This past summer, I headed to Southeast Ohio to train a small, rural fire department on Trauma Related Stress Injuries, or TRSI©. Being from a small, rural farm town where I had lived across the street most of my childhood from the flashing light alerting drivers to the fire truck dispatch, I had some idea of what I was walking into. It was also very helpful when the Chief shared over the phone while scheduling with me that he was himself, a skeptic of this whole “mental health thing.”
I appreciated the honesty, AND I love a challenge. My vision for my work isn’t just about getting those who need it individual counseling, it’s about changing departmental culture so everyone can feel safe to have their personal reactions to traumatic events be validated and there be no shame in saying a run impacted them. My scheduled start time was Monday morning, but my unexpected impromptu invitation to dinner on Sunday night at the station with the guys sped up my arrival.
From the time I walked into the door to the time I left, I felt welcome. Wherever they were on the mental health spectrum, they were all so cordial, polite and welcoming. I was told I had a “placemat” at the dinner table. Low and behold, it was a cut up box of Cinnamon Toast Crunch cereal. I knew then that no matter what I had to say about trauma or traumatic stress, we were all going to be OK. I take great pride in my training style. Everything tends to go smoother after the first *shocking* thing comes out of my mouth. But realistically, spending time in a fire house I know that I can’t really pussyfoot around the reality of what is happening. Shit gets real and if I stay in some stuffy suited box, nothing will land and my information will get dismissed and we may not be any better than when I arrived, and possibly worse off. This is life or death stuff. But they deal with life or death daily, so understanding that dark humor is important.

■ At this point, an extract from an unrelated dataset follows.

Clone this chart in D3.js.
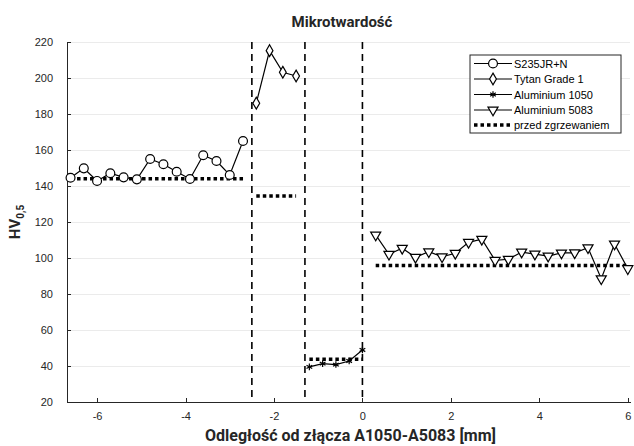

Three days later when I left, they knew more. They acknowledged that post traumatic stress was relevant to them, some even acknowledged they likely had it. Some asked for services. That Chief became a “believer.” Top down, bottom up, that’s how we have to address culture change. Having resources not only available, but also known, and accessible is next. Which is why I offer teletherapy across Ohio.
Monday morning when I arrived, my “placemat” had become the sign in the above picture. When I left Wednesday afternoon, I took it with me. It’s in my office now. I’ll keep it as a reminder of how lucky I am to be working with a bunch of jokesters who are open to hearing what I have to say in an effort to save lives.